## Material to process
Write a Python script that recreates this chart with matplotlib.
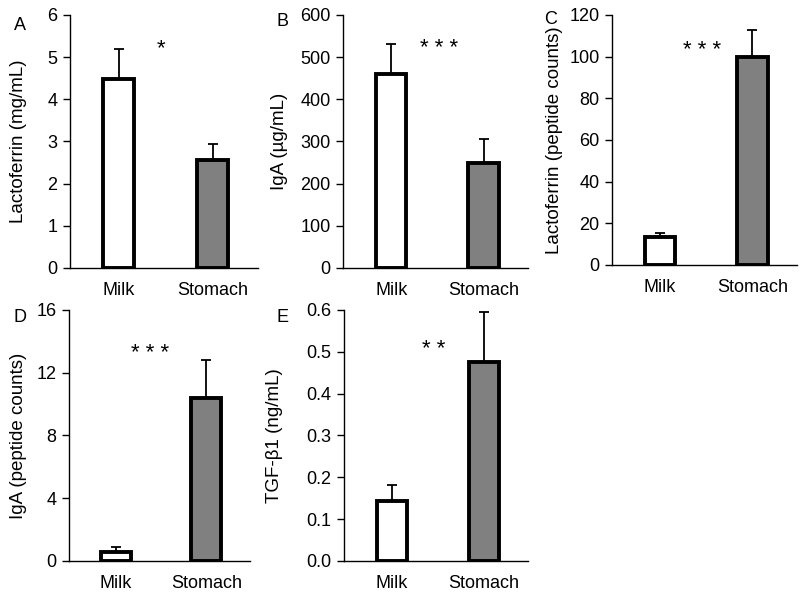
import matplotlib
matplotlib.use("Agg")
import matplotlib.pyplot as plt

plt.rcParams['font.family'] = ['Liberation Sans', 'DejaVu Sans']

groups = ["Milk", "Stomach"]
bar_colors = ["white", "#808080"]

# panel data: mean values and upper error (SD/SE)
lacto_mg = [4.47, 2.55]
lacto_mg_err = [0.72, 0.38]
iga_ug = [460, 248]
iga_ug_err = [70, 57]
lacto_pep = [13.5, 100]
lacto_pep_err = [2.0, 13]
iga_pep = [0.6, 10.4]
iga_pep_err = [0.3, 2.4]
tgf = [0.143, 0.475]
tgf_err = [0.038, 0.12]

panels = [
    ("A", lacto_mg, lacto_mg_err, "Lactoferrin (mg/mL)", (0, 6), [0, 1, 2, 3, 4, 5, 6], ["0", "1", "2", "3", "4", "5", "6"], "*", 5.2),
    ("B", iga_ug, iga_ug_err, "IgA (\u00b5g/mL)", (0, 600), [0, 100, 200, 300, 400, 500, 600], None, "* * *", 520),
    ("C", lacto_pep, lacto_pep_err, "Lactoferrin (peptide counts)", (0, 120), [0, 20, 40, 60, 80, 100, 120], None, "* * *", 103),
    ("D", iga_pep, iga_pep_err, "IgA (peptide counts)", (0, 16), [0, 4, 8, 12, 16], None, "* * *", 13.2),
    ("E", tgf, tgf_err, "TGF-\u03b21 (ng/mL)", (0, 0.6), [0.0, 0.1, 0.2, 0.3, 0.4, 0.5, 0.6],
     ["0.0", "0.1", "0.2", "0.3", "0.4", "0.5", "0.6"], "* *", 0.505),
]

# axes rectangles in figure fraction (left, bottom, width, height)
rects = [
    (0.0875, 0.5473, 0.235, 0.4274),
    (0.429, 0.5473, 0.231, 0.4274),
    (0.765, 0.5524, 0.231, 0.4223),
    (0.086, 0.0524, 0.226, 0.4240),
    (0.430, 0.0524, 0.230, 0.4240),
]
label_pos = [(20, 25), (282, 22), (551, 19), (20, 317), (282, 317)]
ylabel_x = [27, 288, 563, 27, 283]
star_x = [0.45, 0.52, 0.45, 0.38, 0.45]

fig = plt.figure(figsize=(8, 5.92), dpi=100)

for i, (letter, vals, errs, ylab, ylim, ticks, ticklabels, stars, star_y) in enumerate(panels):
    ax = fig.add_axes(rects[i])
    x = [0, 1]
    ax.bar(x, vals, width=0.33, color=bar_colors, edgecolor="black", linewidth=2.8, zorder=3)
    ax.errorbar(x, vals, yerr=[[0, 0], errs], fmt="none", ecolor="black",
                elinewidth=1.3, capsize=3.5, capthick=1.3, zorder=2)
    ax.set_xlim(-0.52, 1.48)
    ax.set_ylim(*ylim)
    ax.set_yticks(ticks)
    if ticklabels:
        ax.set_yticklabels(ticklabels)
    ax.set_xticks(x)
    ax.set_xticklabels(groups)
    ax.tick_params(axis="x", length=0, pad=10, labelsize=13)
    ax.tick_params(axis="y", direction="out", length=5, width=1, labelsize=13, pad=4)
    for s in ["top", "right"]:
        ax.spines[s].set_visible(False)
    ax.spines["left"].set_linewidth(1)
    ax.spines["bottom"].set_linewidth(1)
    ax.set_ylabel(ylab, fontsize=13.5)
    ax.yaxis.set_label_coords((ylabel_x[i] - rects[i][0] * 800) / (rects[i][2] * 800), 0.5)
    ax.text(star_x[i], star_y, stars, ha="center", va="center", fontsize=16)
    fig.text(label_pos[i][0] / 800, 1 - label_pos[i][1] / 592, letter,
             ha="center", va="center", fontsize=13)

fig.savefig("out.png", dpi=100)
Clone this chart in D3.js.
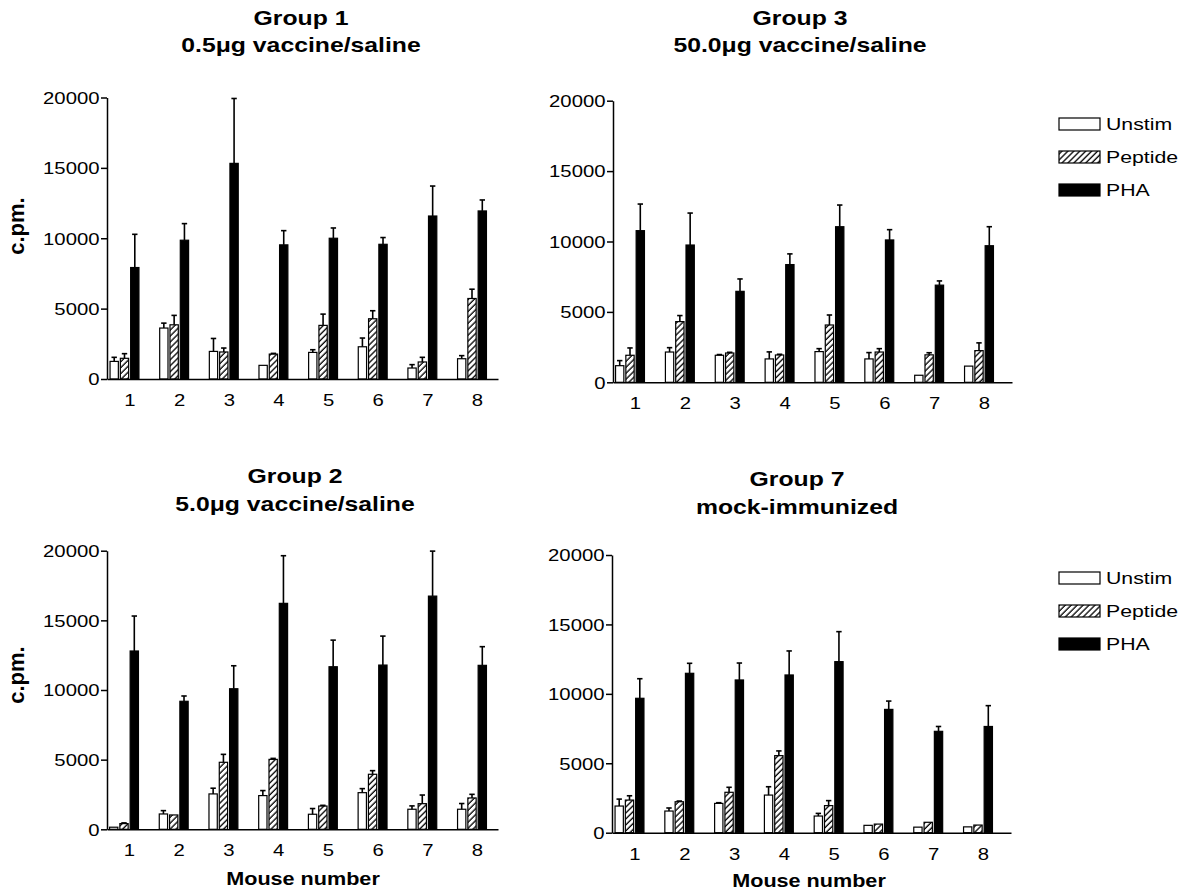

## Task brief
Extract the lines exactly, please: the first line of the listing, the line with "fig = plt.figure(figsize=(8, 5.92), dpi=100)", and every line between them, but no pictures.

## Correct result
Write a Python script that recreates this chart with matplotlib.
import matplotlib
matplotlib.use("Agg")
import matplotlib.pyplot as plt

plt.rcParams['font.family'] = ['Liberation Sans', 'DejaVu Sans']

groups = ["Milk", "Stomach"]
bar_colors = ["white", "#808080"]

# panel data: mean values and upper error (SD/SE)
lacto_mg = [4.47, 2.55]
lacto_mg_err = [0.72, 0.38]
iga_ug = [460, 248]
iga_ug_err = [70, 57]
lacto_pep = [13.5, 100]
lacto_pep_err = [2.0, 13]
iga_pep = [0.6, 10.4]
iga_pep_err = [0.3, 2.4]
tgf = [0.143, 0.475]
tgf_err = [0.038, 0.12]

panels = [
    ("A", lacto_mg, lacto_mg_err, "Lactoferrin (mg/mL)", (0, 6), [0, 1, 2, 3, 4, 5, 6], ["0", "1", "2", "3", "4", "5", "6"], "*", 5.2),
    ("B", iga_ug, iga_ug_err, "IgA (\u00b5g/mL)", (0, 600), [0, 100, 200, 300, 400, 500, 600], None, "* * *", 520),
    ("C", lacto_pep, lacto_pep_err, "Lactoferrin (peptide counts)", (0, 120), [0, 20, 40, 60, 80, 100, 120], None, "* * *", 103),
    ("D", iga_pep, iga_pep_err, "IgA (peptide counts)", (0, 16), [0, 4, 8, 12, 16], None, "* * *", 13.2),
    ("E", tgf, tgf_err, "TGF-\u03b21 (ng/mL)", (0, 0.6), [0.0, 0.1, 0.2, 0.3, 0.4, 0.5, 0.6],
     ["0.0", "0.1", "0.2", "0.3", "0.4", "0.5", "0.6"], "* *", 0.505),
]

# axes rectangles in figure fraction (left, bottom, width, height)
rects = [
    (0.0875, 0.5473, 0.235, 0.4274),
    (0.429, 0.5473, 0.231, 0.4274),
    (0.765, 0.5524, 0.231, 0.4223),
    (0.086, 0.0524, 0.226, 0.4240),
    (0.430, 0.0524, 0.230, 0.4240),
]
label_pos = [(20, 25), (282, 22), (551, 19), (20, 317), (282, 317)]
ylabel_x = [27, 288, 563, 27, 283]
star_x = [0.45, 0.52, 0.45, 0.38, 0.45]

fig = plt.figure(figsize=(8, 5.92), dpi=100)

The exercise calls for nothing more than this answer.